Shifting Fortunes in API Market Growth

Biologics enhance their positions amidst slowing growth in the global and US markets.
Aug 02, 2009
Volume 33, Issue 8

Patricia Van Arnum
The year 2008 marked another period of slowing growth in the global and US markets for prescription drugs. Increased market penetration of generic drugs, fewer new product launches from recent highs, and deteriorating macroeconomic conditions contributed to a sluggish performance in 2008 and bodes ominously for the near term. Biologics increased their position among the top-selling prescription drugs in 2008, and strong growth is expected for 2009 and beyond.

Crunching the numbers

Global market. The global market (on a value basis) for prescription drugs increased 4.8% to $773 billion (see Figures 1 and 2), according to IMS Health. Although global pharmaceutical sales again increased in 2008, the rate of growth has slowed from a recent high of 10.2% in 2003 to only 4.8% in 2008 (see Figure 1). This trend reflects the sixth-consecutive year in which the rate of growth has declined (see Figure 1).

Figure 1: Annual percentage growth in global prescription pharmaceutical sales. (DATA FOR FIGURE 1 IS COURTESY OF IMS HEALTH)
For 2009, IMS projects that the value of the global pharmaceutical market will increase only 2.5–3.5% on a constant dollar basis in 2009 to $750 billion (in current market dollars), based on estimates as of April 2009. IMS is forecasting a $70-billion reduction in global pharmaceutical sales from 2008 to 2009, driven by the lower growth rate and fluctuations in currency exchange rates. Of the $70-billion reduction, $15 billion is due to the economy and lowering of the growth rate; the remaining $55 billion is a result of currency exchange rates based on data from the Economist Intelligence Unit which tracks and forecasts exchange rates and macroeconomic indices. The near-term outlook is somewhat better as the global compound annual growth rate (CAGR) is projected at 3–6% through 2013.

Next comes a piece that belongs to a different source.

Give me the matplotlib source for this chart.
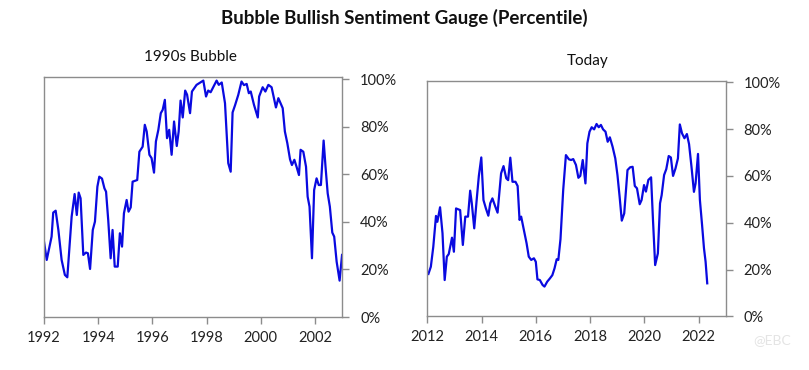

Figure 2: Global market for prescription pharmacetical sales. (DATA FOR FIGURE 2 IS COURTESY OF IMS HEALTH)
US market. A key reason for the subdued global outlook is declining growth in the US pharmaceutical market, which was the largest national market in 2008. US sales of prescription drugs increased only 1.3% to $291 billion in 2008, according to IMS Health. For 2009, IMS projects that prescription drug sales in the US will decline by 1–2%, a historic low, based on estimates as of April 2009, and the overall five-year CAGR is expected to be flat. The expiration of several blockbusters in 2011 will curtail growth through the end of 2013.